Another light volume affair in the market once again as a late day rally sends the major indexes into the green.  A weaker than expected Philly Fed index sent stocks to their lows of the session.  Volume was actually on the decline as stocks moved towards the low of the day.  Institutions simply were not selling into the move.  Stocks moved in tight fashion until the last hour when sellers took to the market.  The last half hour was a different story where a surge of buying hit the market.  Volume jumped on the move, but failed to eclipse Wednesday’s pace.  A nice day where the market has been able to consolidate its gains after a big run up from its lows.

Many expected, including myself that volume would at least show up for options expiry week.  However, that was not to be as volume has been extraordinary low.  All week volume has been low which has called into question the validity of this confirmed market rally.  While it would be ideal for massive volume to the upside, but so far we have yet to see any hint of institution accumulation.  At the moment, the market has been getting support at the days lows which hints there is at least a bid to the market.  If the market didn’t have a bid stock prices would fall.  When the market begins to show signs of weakness here it’ll be important to make sure you are cutting exposure and your losses.

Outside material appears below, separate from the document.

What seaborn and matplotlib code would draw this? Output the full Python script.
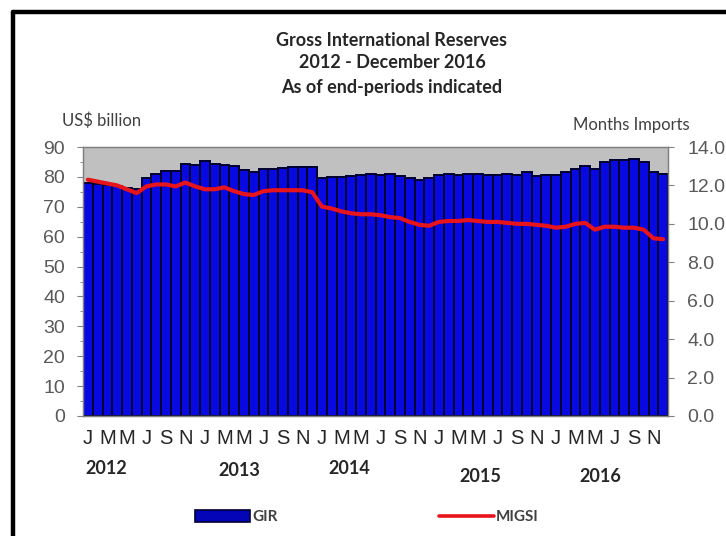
import numpy as np
import pandas as pd
import matplotlib
matplotlib.use("Agg")
import matplotlib.pyplot as plt
import seaborn as sns
from matplotlib.lines import Line2D
from matplotlib.patches import Patch
from matplotlib.ticker import MultipleLocator
from matplotlib.transforms import blended_transform_factory

# ---------------- data ----------------
years = ["2012", "2013", "2014", "2015", "2016"]
month_letters = ["J", "M", "M", "J", "S", "N"]   # labelled months: Jan, Mar, May, Jul, Sep, Nov

gir = [  # Gross International Reserves, US$ billion (end-month)
    77.8, 77.5, 77.2, 77.0, 76.3, 76.1, 79.6, 81.0, 81.9, 82.0, 84.2, 84.1,   # 2012
    85.3, 84.2, 84.0, 83.8, 82.2, 81.5, 82.8, 82.8, 83.1, 83.3, 83.3, 83.2,   # 2013
    79.7, 80.0, 79.9, 80.3, 80.6, 80.8, 80.7, 80.8, 80.2, 79.6, 79.0, 79.5,   # 2014
    80.5, 80.9, 80.7, 80.9, 80.8, 80.6, 80.5, 80.8, 80.6, 81.5, 80.4, 80.6,   # 2015
    80.5, 81.6, 82.8, 83.5, 82.8, 85.0, 85.6, 85.6, 86.1, 85.0, 81.6, 80.9,   # 2016
]
migsi = [  # months of imports of goods & services and income
    12.3, 12.2, 12.1, 12.0, 11.8, 11.6, 11.95, 12.05, 12.05, 11.95, 12.15, 11.95,
    11.8, 11.8, 11.9, 11.7, 11.55, 11.5, 11.7, 11.75, 11.75, 11.75, 11.75, 11.65,
    10.9, 10.8, 10.65, 10.55, 10.5, 10.5, 10.45, 10.35, 10.3, 10.1, 9.95, 9.9,
    10.1, 10.15, 10.15, 10.2, 10.15, 10.1, 10.1, 10.05, 10.0, 10.0, 9.95, 9.9,
    9.8, 9.85, 10.0, 10.05, 9.7, 9.85, 9.85, 9.8, 9.8, 9.7, 9.25, 9.2,
]
year_label_pos = [1.9, 15.5, 26.8, 40.2, 52.6]
year_label_y = [469, 471, 469, 476, 476]   # pixel rows of year labels

# ---------------- style ----------------
sns.set_theme(style="white")
plt.rcParams["font.family"] = ["Liberation Sans", "DejaVu Sans"]

W, H = 726, 536
fig = plt.figure(figsize=(W / 100, H / 100), dpi=100)
fig.patch.set_facecolor("white")

L, R, T, B = 83, 668, 147, 416
ax = fig.add_axes([L / W, 1 - B / H, (R - L) / W, (B - T) / H])

n = len(gir)
df = pd.DataFrame({"idx": np.arange(n), "GIR": gir, "MIGSI": migsi})

BAR_FACE = "#0808E0"
RED = "#E8141B"
sns.barplot(data=df, x="idx", y="GIR", color=BAR_FACE, saturation=1,
            width=1.0, edgecolor="#000030", linewidth=1.4, ax=ax, zorder=2)
ax.set_facecolor("#C0C0C0")

ax2 = ax.twinx()
sns.lineplot(data=df, x="idx", y="MIGSI", color=RED, linewidth=3.0,
             ax=ax2, zorder=3)

ax.set_xlim(-0.5, n - 0.5)
ax.set_ylim(0, 90)
ax2.set_ylim(0, 14)

# y axes
ax.set_yticks(range(0, 91, 10))
ax.yaxis.set_minor_locator(MultipleLocator(5))
ax.tick_params(axis="y", which="major", left=True, length=4.5, width=0.8,
               color="#808080", direction="out", labelsize=14,
               labelcolor="#595959", pad=8.5)
ax.tick_params(axis="y", which="minor", left=True, length=2.5, width=0.6,
               color="#808080", direction="out")
ax2.set_yticks(np.arange(0, 14.1, 2))
ax2.set_yticklabels([f"{v:.1f}" for v in np.arange(0, 14.1, 2)])
ax2.tick_params(axis="y", right=True, length=4.5, width=0.8, color="#808080",
                direction="out", labelsize=14, labelcolor="#595959", pad=9.5)

# x axis
ticks = list(range(0, n, 2))
ax.set_xticks(ticks)
ax.set_xticklabels([month_letters[(t % 12) // 2] for t in ticks])
ax.tick_params(axis="x", bottom=True, length=0, labelsize=14.5,
               labelcolor="#262626", pad=9)
ax.set_xlabel("")
ax.set_ylabel("")
ax2.set_ylabel("")
ax2.set_xlabel("")

for a in (ax, ax2):
    for s in a.spines.values():
        s.set_color("#808080")
        s.set_linewidth(0.9)

# year labels
trans = blended_transform_factory(ax.transData, fig.transFigure)
for yr, xp, yp in zip(years, year_label_pos, year_label_y):
    ax.text(xp, 1 - yp / H, yr, transform=trans, ha="center", va="center",
            fontsize=13, fontweight="bold", color="#262626", family="Lato")

# titles
title_lines = ["Gross International Reserves", "2012 - December 2016",
               "As of end-periods indicated"]
for line, yp in zip(title_lines, [40, 63, 87]):
    fig.text(392 / W, 1 - yp / H, line, ha="center", va="center",
             fontsize=13, fontweight="bold", color="#262626", family="Lato")

fig.text(62 / W, 1 - 121 / H, "US$ billion", ha="left", va="center",
         fontsize=12, color="#404040", family="Lato")
fig.text(573 / W, 1 - 125 / H, "Months Imports", ha="left", va="center",
         fontsize=12, color="#404040", family="Lato")

# legend
handles = [Patch(facecolor="#0505B8", edgecolor="#000030", linewidth=1.2),
           Line2D([0], [0], color=RED, linewidth=2.6)]
leg = fig.legend(handles, ["GIR", "MIGSI"], loc="center",
                 bbox_to_anchor=(367 / W, 1 - 517 / H), ncol=2, frameon=False,
                 handlelength=3.6, handleheight=0.8, handletextpad=0.15,
                 columnspacing=10.5,
                 prop={"family": "Lato", "weight": "bold", "size": 11})
for t in leg.get_texts():
    t.set_color("#404040")

# outer black frame (top and left edges visible)
fig.add_artist(Line2D([13 / W, 13 / W], [0, 1 - 12 / H], transform=fig.transFigure,
                      color="black", linewidth=3.2))
fig.add_artist(Line2D([13 / W, 1], [1 - 12 / H, 1 - 12 / H], transform=fig.transFigure,
                      color="black", linewidth=3.2))

fig.savefig("out.png", dpi=100)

For the first time the overall put/call finished below 1.0.  Index puts continue to be in favor as traders are looking to protect their downside in this market.  On the other side of the option game is the equity side where calls have been very dominant as of late.  Normally, when the equity put/call is below .6 it signals complacency on the part of buyers.  But, then we compare to the index side and it is the complete opposite.  While we don’t use the put/call as an indicator in our trading we certainly keep abreast near market turns.  To date, the put/call is mixed and yielding very little value to us.

In the short-term the number of stocks over their 20dma remains elevated at 77%.  Only 39% of stocks are over their 50dma, a slight disconnect when the number of stocks over their 20dma remains that high.  However, we did experience a 2 month correction of 15% in magnitude.  Therefore, it is expected that very few stocks would be over their 50dma.  These facts highlight the need for the market to continue consolidating gains and building accumulation.  There are plenty of stocks setting up with potentially nice patterns.  However, time is what they need at this point.  The longer we consolidate the better chances we have of making a big run.

Enjoy the weekend and options expiry Friday!